**Requirement:**
Transcribe all of the material exactly, except for its pictures.

**Supplied material:**
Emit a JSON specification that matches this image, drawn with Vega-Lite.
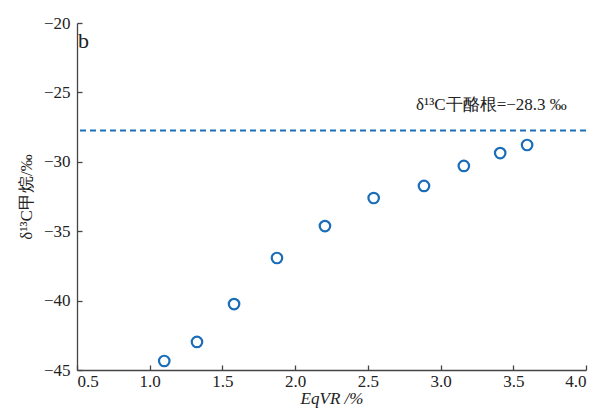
{
  "$schema": "https://vega.github.io/schema/vega-lite/v6.json",
  "width": 509,
  "height": 347,
  "autosize": {"type": "none"},
  "padding": {"left": 77, "top": 23, "right": 21, "bottom": 44},
  "background": "white",
  "config": {
    "view": {"stroke": null},
    "font": "Liberation Serif",
    "axis": {
      "domainColor": "#444444",
      "tickColor": "#444444",
      "labelColor": "#222222",
      "titleColor": "#222222",
      "labelFont": "Liberation Serif",
      "titleFont": "Liberation Serif",
      "labelFontSize": 17,
      "titleFontSize": 17,
      "titleFontWeight": "normal",
      "grid": false,
      "domainWidth": 1.3,
      "tickWidth": 1.3
    }
  },
  "datasets": {
    "pts": [
      {"EqVR": 1.10, "d13C": -44.35},
      {"EqVR": 1.325, "d13C": -42.98},
      {"EqVR": 1.58, "d13C": -40.25},
      {"EqVR": 1.875, "d13C": -36.93},
      {"EqVR": 2.205, "d13C": -34.63},
      {"EqVR": 2.54, "d13C": -32.61},
      {"EqVR": 2.886, "d13C": -31.74},
      {"EqVR": 3.16, "d13C": -30.30},
      {"EqVR": 3.41, "d13C": -29.37},
      {"EqVR": 3.595, "d13C": -28.79}
    ],
    "ref": [{"y": -27.75}],
    "labels": [
      {"x": 3.35, "y": -25.9, "t": "δ¹³C干酪根=−28.3 ‰", "size": 17, "align": "center"},
      {"x": 0.545, "y": -21.3, "t": "b", "size": 22, "align": "left"}
    ]
  },
  "layer": [
    {
      "data": {"name": "ref"},
      "mark": {"type": "rule", "color": "#1f6fb8", "strokeWidth": 2, "strokeDash": [6, 4]},
      "encoding": {
        "y": {"field": "y", "type": "quantitative", "scale": {"domain": [-45, -20]}}
      }
    },
    {
      "data": {"name": "pts"},
      "mark": {"type": "point", "shape": "circle", "filled": false, "color": "#1a6db8", "opacity": 1, "strokeWidth": 2.2, "size": 110},
      "encoding": {
        "x": {
          "field": "EqVR", "type": "quantitative",
          "scale": {"domain": [0.5, 4.0], "nice": false, "zero": false},
          "axis": {"values": [0.5, 1, 1.5, 2, 2.5, 3, 3.5, 4], "format": ".1f", "tickSize": -5, "labelPadding": 8, "title": "EqVR /%", "titleFontStyle": "italic", "titlePadding": 1}
        },
        "y": {
          "field": "d13C", "type": "quantitative",
          "scale": {"domain": [-45, -20], "nice": false, "zero": false},
          "axis": {"values": [-45, -40, -35, -30, -25, -20], "tickSize": -5, "labelPadding": 12, "title": "δ¹³C甲烷/‰", "titlePadding": 8}
        }
      }
    },
    {
      "data": {"name": "labels"},
      "mark": {"type": "text", "color": "#222222", "font": "Liberation Serif", "baseline": "middle"},
      "encoding": {
        "x": {"field": "x", "type": "quantitative"},
        "y": {"field": "y", "type": "quantitative"},
        "text": {"field": "t"},
        "size": {"field": "size", "type": "quantitative", "scale": null},
        "align": {"field": "align"}
      }
    }
  ]
}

**Solution to this task:**
Emit a JSON specification that matches this image, drawn with Vega-Lite.
{
  "$schema": "https://vega.github.io/schema/vega-lite/v6.json",
  "width": 509,
  "height": 347,
  "autosize": {"type": "none"},
  "padding": {"left": 77, "top": 23, "right": 21, "bottom": 44},
  "background": "white",
  "config": {
    "view": {"stroke": null},
    "font": "Liberation Serif",
    "axis": {
      "domainColor": "#444444",
      "tickColor": "#444444",
      "labelColor": "#222222",
      "titleColor": "#222222",
      "labelFont": "Liberation Serif",
      "titleFont": "Liberation Serif",
      "labelFontSize": 17,
      "titleFontSize": 17,
      "titleFontWeight": "normal",
      "grid": false,
      "domainWidth": 1.3,
      "tickWidth": 1.3
    }
  },
  "datasets": {
    "pts": [
      {"EqVR": 1.10, "d13C": -44.35},
      {"EqVR": 1.325, "d13C": -42.98},
      {"EqVR": 1.58, "d13C": -40.25},
      {"EqVR": 1.875, "d13C": -36.93},
      {"EqVR": 2.205, "d13C": -34.63},
      {"EqVR": 2.54, "d13C": -32.61},
      {"EqVR": 2.886, "d13C": -31.74},
      {"EqVR": 3.16, "d13C": -30.30},
      {"EqVR": 3.41, "d13C": -29.37},
      {"EqVR": 3.595, "d13C": -28.79}
    ],
    "ref": [{"y": -27.75}],
    "labels": [
      {"x": 3.35, "y": -25.9, "t": "δ¹³C干酪根=−28.3 ‰", "size": 17, "align": "center"},
      {"x": 0.545, "y": -21.3, "t": "b", "size": 22, "align": "left"}
    ]
  },
  "layer": [
    {
      "data": {"name": "ref"},
      "mark": {"type": "rule", "color": "#1f6fb8", "strokeWidth": 2, "strokeDash": [6, 4]},
      "encoding": {
        "y": {"field": "y", "type": "quantitative", "scale": {"domain": [-45, -20]}}
      }
    },
    {
      "data": {"name": "pts"},
      "mark": {"type": "point", "shape": "circle", "filled": false, "color": "#1a6db8", "opacity": 1, "strokeWidth": 2.2, "size": 110},
      "encoding": {
        "x": {
          "field": "EqVR", "type": "quantitative",
          "scale": {"domain": [0.5, 4.0], "nice": false, "zero": false},
          "axis": {"values": [0.5, 1, 1.5, 2, 2.5, 3, 3.5, 4], "format": ".1f", "tickSize": -5, "labelPadding": 8, "title": "EqVR /%", "titleFontStyle": "italic", "titlePadding": 1}
        },
        "y": {
          "field": "d13C", "type": "quantitative",
          "scale": {"domain": [-45, -20], "nice": false, "zero": false},
          "axis": {"values": [-45, -40, -35, -30, -25, -20], "tickSize": -5, "labelPadding": 12, "title": "δ¹³C甲烷/‰", "titlePadding": 8}
        }
      }
    },
    {
      "data": {"name": "labels"},
      "mark": {"type": "text", "color": "#222222", "font": "Liberation Serif", "baseline": "middle"},
      "encoding": {
        "x": {"field": "x", "type": "quantitative"},
        "y": {"field": "y", "type": "quantitative"},
        "text": {"field": "t"},
        "size": {"field": "size", "type": "quantitative", "scale": null},
        "align": {"field": "align"}
      }
    }
  ]
}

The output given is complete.